After the museum, we travel uphill to a parking area above an Ari village. All the way we pass people, carts, donkeys and tuk-tuks loaded with produce making their way towards the weekly Jinka market. People, including some “walking haystacks” are still climbing up the steep hill from the village to the main road with produce for the markets. In the village, one of the main occupations is blacksmithing, and we are able to watch the smiths using home-made bellows to fire up their forges and bring the steel up to temperature for forging into hoes, knives and machetes. The smiths use a variety of hammers and anvils, and do all their work squatting on the ground under conical thatched shelters.
Pottery is also a popular product, and we watch a woman produce a perfectly round plate from a ball of clay without any help from a potter’s wheel. In another part of the village, a large version of such a plate is used to cook one of the classic injera pancakes over a charcoal fire, with a shallow woven basket over the top to make sure it is cooked through.
In another part of the village a woman is distilling areke from a pottery flask with an inclined condensing tube and a screw topped collecting bottle immersed in water in a pottery dish. Thankfully we are not required to sample the product, although the woman running the still looks old enough to know what she is doing.
This village, though they are doing all the normal village things, has very little in the way of traditional clothing and decorations – it is near the town, and everyone wears Western clothing and no tribal adornments. This is probably how the rest of the Lower Omo will be before long, which is why it is special being here now.
Leaving the village, we follow more “walking haystacks” up the hill to our bus, and negotiate our way through groups still heading to the market.
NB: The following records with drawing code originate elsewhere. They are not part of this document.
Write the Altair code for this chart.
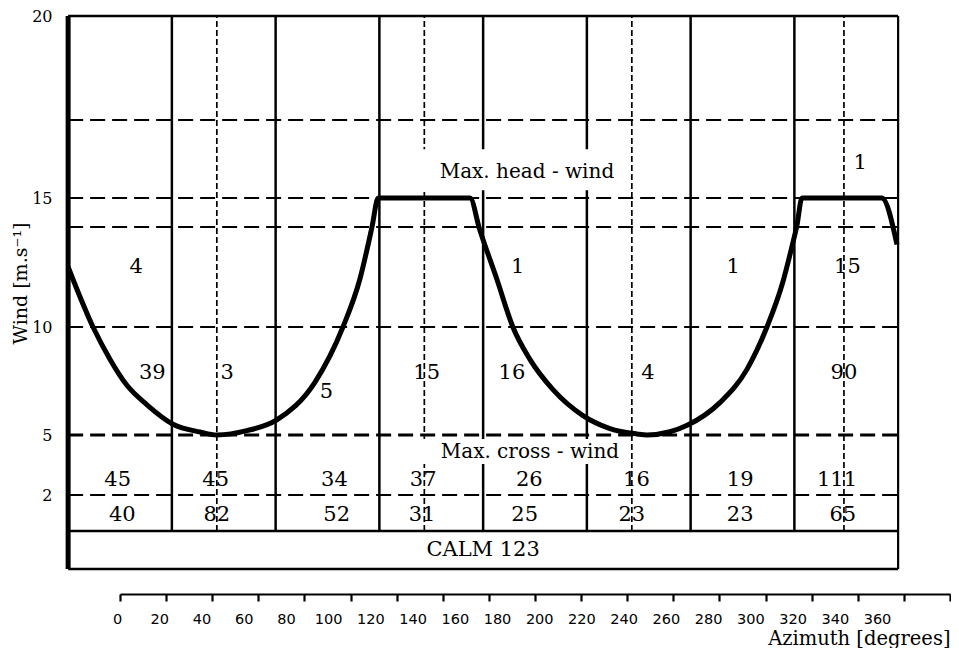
import altair as alt
import pandas as pd

# ---------------- values ----------------
SECTOR_EDGES = [-22.5, 22.5, 67.5, 112.5, 157.5, 202.5, 247.5, 292.5, 337.5]
RUNWAY_DIRS = [42, 132, 222, 314]
CLASS_LIMITS = [2, 5, 10, 14, 15, 17]
WIND_TOP = 20
CALM_FLOOR = -2
WIND_TICKS = [2, 5, 10, 15, 20]
AZIMUTH_TICKS = list(range(0, 361, 20))

CURVE_DEG = [-22.5, -11.7, -4.3, 3.0, 11.7, 23.0, 34.7, 42.0, 55.0, 68.0, 84.6,
             96.7, 104.0, 109.3, 112.0, 151.8, 156.0, 163.5, 170.4, 177.8, 187.8,
             200.8, 212.5, 224.2, 228.5, 238.5, 246.0, 260.2, 272.0, 280.6, 287.5,
             291.4, 293.6, 295.8, 330.4, 337.0]
CURVE_WIND = [12.4, 10.0, 8.5, 7.3, 6.4, 5.5, 5.14, 5.0, 5.2, 5.7, 7.45,
              10.0, 11.9, 14.0, 15.0, 15.0, 13.9, 11.9, 10.0, 8.5, 7.1,
              5.9, 5.3, 5.05, 5.0, 5.15, 5.45, 6.5, 8.05, 10.0, 11.8,
              13.2, 14.05, 15.0, 15.0, 13.3]

CELL_TEXT = ["40", "82", "52", "31", "25", "23", "23", "65",
             "45", "45", "34", "37", "26", "16", "19", "111",
             "39", "3", "5", "15", "16", "4", "90",
             "4", "1", "1", "15",
             "1"]
CELL_DEG = [1, 42, 94, 131, 175.5, 222, 269, 313.5,
            -1, 41.5, 93, 131.5, 177.5, 224, 269, 311,
            14, 46.5, 89.5, 133, 170, 229, 314,
            7, 172.5, 266, 315.5,
            321]
CELL_WIND = [0.9] * 8 + [2.75] * 8 + [7.85, 7.85, 7.0, 7.85, 7.85, 7.85, 7.85] + [12.4] * 4 + [15.9]

NOTE_TEXT = ["Max. head - wind", "Max. cross - wind"]
NOTE_DEG = [176.5, 177.8]
NOTE_WIND = [15.67, 4.15]
NOTE_DEG_FROM = [130, 130]
NOTE_DEG_TO = [219.4, 219.4]
NOTE_WIND_FROM = [15.2, 3.55]
NOTE_WIND_TO = [16.25, 4.8]

CALM_LABEL = "CALM 123"
CALM_DEG = 157.5
CALM_WIND = -1

# ---------------- scales ----------------
Y_DOMAIN = [CALM_FLOOR, 0, 2, 5, 10, 14, 15, 17, 20]
Y_RANGE = [553, 515, 479, 419, 311, 211, 182, 104, 0]


def y_scale():
    return alt.Scale(domain=Y_DOMAIN, range=Y_RANGE, nice=False, zero=False)


def x_scale():
    return alt.Scale(domain=[0, 360], range=[52, 882], nice=False, zero=False)


SERIF = "DejaVu Serif"

y_axis = alt.Axis(values=WIND_TICKS, ticks=False, domain=False, grid=False,
                  labelFont=SERIF, labelFontSize=16, labelColor="black", labelPadding=16,
                  title="Wind [m.s⁻¹]", titleFont=SERIF, titleFontSize=19,
                  titleFontWeight="normal", titleColor="black", titleX=-48, titleY=267,
                  titleBaseline="middle")

tick_axis = alt.Axis(values=AZIMUTH_TICKS, orient="bottom", offset=25, labels=False,
                     ticks=True, tickSize=7, tickWidth=2.2, tickColor="black",
                     domain=True, domainColor="black", domainWidth=2, grid=False,
                     title="Azimuth [degrees]", titleFont=SERIF, titleFontSize=19.5,
                     titleFontWeight="normal", titleColor="black", titleAnchor="end",
                     titleBaseline="top", titleY=35)

label_axis = alt.Axis(values=AZIMUTH_TICKS, orient="bottom", offset=25, ticks=False,
                      tickSize=0, domain=False, grid=False, labelFont="DejaVu Sans",
                      labelFontSize=14.5, labelColor="black", labelPadding=18,
                      labelFlush=False, labelOverlap=False, format="d", title=None)

# ---------------- tables ----------------
levels = pd.DataFrame({"wind": CLASS_LIMITS})
levels["a"] = SECTOR_EDGES[0]
levels["b"] = SECTOR_EDGES[-1]

sectors = pd.DataFrame({"deg": SECTOR_EDGES[1:-1]})
sectors["lo"] = 0
sectors["hi"] = WIND_TOP

runway = pd.DataFrame({"deg": RUNWAY_DIRS})
runway["lo"] = 0
runway["hi"] = WIND_TOP

left_edge = pd.DataFrame({"deg": [SECTOR_EDGES[0]], "lo": [CALM_FLOOR], "hi": [WIND_TOP]})
right_edge = pd.DataFrame({"deg": [SECTOR_EDGES[-1]], "lo": [CALM_FLOOR], "hi": [WIND_TOP]})
frame_h = pd.DataFrame({"wind": [WIND_TOP, 0, CALM_FLOOR]})
frame_h["a"] = SECTOR_EDGES[0]
frame_h["b"] = SECTOR_EDGES[-1]

curve = pd.DataFrame({"deg": CURVE_DEG, "wind": CURVE_WIND})
cells = pd.DataFrame({"label": CELL_TEXT, "deg": CELL_DEG, "wind": CELL_WIND})
notes = pd.DataFrame({"label": NOTE_TEXT, "deg": NOTE_DEG, "wind": NOTE_WIND,
                      "d0": NOTE_DEG_FROM, "d1": NOTE_DEG_TO,
                      "w0": NOTE_WIND_FROM, "w1": NOTE_WIND_TO})
calm = pd.DataFrame({"label": [CALM_LABEL], "deg": [CALM_DEG], "wind": [CALM_WIND]})
az_ticks = pd.DataFrame({"deg": AZIMUTH_TICKS})


def X(field, axis=None):
    return alt.X(field, scale=x_scale(), axis=axis)


def Y(field):
    # every layer carries the same (shared) y axis definition
    return alt.Y(field, scale=y_scale(), axis=y_axis)


dashed_thin = alt.Chart(levels).transform_filter("datum.wind != 5").mark_rule(
    color="black", strokeWidth=2.2, strokeDash=[15, 7]
).encode(x=X("a:Q"), x2="b:Q", y=Y("wind:Q"))

dashed_thick = alt.Chart(levels).transform_filter("datum.wind == 5").mark_rule(
    color="black", strokeWidth=3, strokeDash=[15, 7]
).encode(x=X("a:Q"), x2="b:Q", y=Y("wind:Q"))

sector_lines = alt.Chart(sectors).mark_rule(color="black", strokeWidth=2.5).encode(
    x=X("deg:Q"), y=Y("lo:Q"), y2="hi:Q")

runway_lines = alt.Chart(runway).mark_rule(color="black", strokeWidth=1.7,
                                           strokeDash=[6, 3]).encode(
    x=X("deg:Q"), y=Y("lo:Q"), y2="hi:Q")

left_line = alt.Chart(left_edge).mark_rule(color="black", strokeWidth=5).encode(
    x=X("deg:Q"), y=Y("lo:Q"), y2="hi:Q")

right_line = alt.Chart(right_edge).mark_rule(color="black", strokeWidth=2.2).encode(
    x=X("deg:Q"), y=Y("lo:Q"), y2="hi:Q")

frame_lines = alt.Chart(frame_h).mark_rule(color="black", strokeWidth=2.4).encode(
    x=X("a:Q"), x2="b:Q", y=Y("wind:Q"))

note_boxes = alt.Chart(notes).mark_rect(color="white").encode(
    x=X("d0:Q"), x2="d1:Q", y=Y("w0:Q"), y2="w1:Q")

note_text = alt.Chart(notes).mark_text(font=SERIF, fontSize=20, color="black",
                                       baseline="middle", align="center").encode(
    x=X("deg:Q"), y=Y("wind:Q"), text="label:N")

curve_line = alt.Chart(curve).mark_line(color="black", strokeWidth=5,
                                        interpolate="monotone").encode(
    x=X("deg:Q", tick_axis), y=Y("wind:Q"))

cell_text = alt.Chart(cells).mark_text(font=SERIF, fontSize=21, color="black",
                                       baseline="middle", align="center").encode(
    x=X("deg:Q"), y=Y("wind:Q"), text="label:N")

calm_text = alt.Chart(calm).mark_text(font=SERIF, fontSize=21, color="black",
                                      baseline="middle", align="center").encode(
    x=X("deg:Q"), y=Y("wind:Q"), text="label:N")

label_layer = alt.Chart(az_ticks).mark_point(opacity=0).encode(
    x=alt.X("deg:Q", scale=alt.Scale(domain=[0, 360], range=[49, 809], nice=False,
                                     zero=False), axis=label_axis),
    y=Y("deg:Q"))

chart = alt.layer(dashed_thin, dashed_thick, sector_lines, runway_lines, left_line,
                  right_line, frame_lines, note_boxes, note_text, curve_line,
                  cell_text, calm_text, label_layer
).resolve_scale(x="independent").properties(
    width=830, height=553,
    autosize=alt.AutoSizeParams(type="none"),
    padding={"left": 60, "top": 8, "right": 53, "bottom": 79},
    background="white",
).configure_view(stroke=None)

chart.save("out.html", embed_options={"renderer": "svg", "actions": False})
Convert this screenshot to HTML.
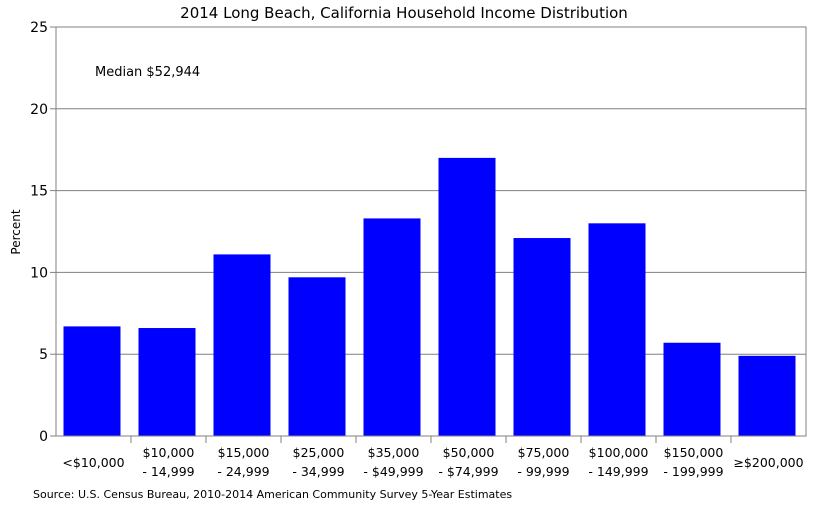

Back in Jinka, at the market our guide looks for examples of the Mursi women, and finds a couple in their traditional blue and yellow wraps who are willing to have their photos taken for a price. The mutilation of the lips is not a pretty sight, particularly without the pottery plates, and could have easily discouraged slavers in the past. None of the women are wearing the clay lip plates, but they show us the extended lips where they fit. One, however, is wearing the pottery plates in her ears, and you can also see the scarification on her upper arm.
On the way back from Jinka we stop at another weekly market, this time in Dimeka, which is 28km north of Turmi. The market is really good, with few tourist-oriented products, and we get some good photos, particularly one of a Hamer woman with tightly braided hair saturated with red ochre, sitting on the ground with the red ochre she was selling in front of her. This photo also shows the scarification on her upper arms, the two heavy iron rings around her neck, and the iron rings on her arms.
The absence of a photo record of the trip from Dimeka to Turmi could indicate that it has been a very long day, but we do get a nice sunset shot later.
Day 6 of Tour Sunday 27th January Turmi – Arba Minch
We are up at 5.30am, and on the road at 6.30am in preparation for a long drive to Arba Minch, with a break at the lake for a boat cruise. The early dawn pictures feature mauve to blue colour graduation, as we make our way slowly up the bush track towards Turmi town. We don’t quite make it, stopping just near the school to check for a possible front wheel puncture. We do, indeed have a puncture, and the guide and driver get out the jack and wheel wrench, and try to dislodge the spare from its stowed position under the rear seat, but accessible from outside.
Unfortunately this section of the bus was damaged earlier in one of many excursions off the made road onto tracks beside to find smoother going. The side track became very sandy just before it ended at a creek, and speed had to be kept up to get us up and onto the made road at the same time, so we were unable to dodge a fallen log which rose up under the bus with a loud bang. It wasn’t that big a deal at the time, as nothing seemed to be broken, but the frame must have been bent far enough to prevent the spare from coming out. After a lot of urging and levering, the spare comes out, but then the nuts are very reluctant, even with a long tube on the wheel wrench. Eventually the nuts come free and the not-so-new spare goes on. This leaves us with no spare, but we should be OK, as we will be on the main road all the way.
The spare time gives us a chance to look around, take photos of lots of birds just waking up, and four small local kids who see this as great entertainment.While Murray is “supervising” the tyre change, Dianne checks out a nearby compound which a steady stream of people are entering. Seeing it’s Sunday, she assumes it’s a church, but after speaking to one of the officials, finds it is actually a hostel as well as a Church, sponsored by people in Germany. Local children who don’t wish to live tribally can live here and go to school. She gets the impression that they can do this without the consent of their parents (??).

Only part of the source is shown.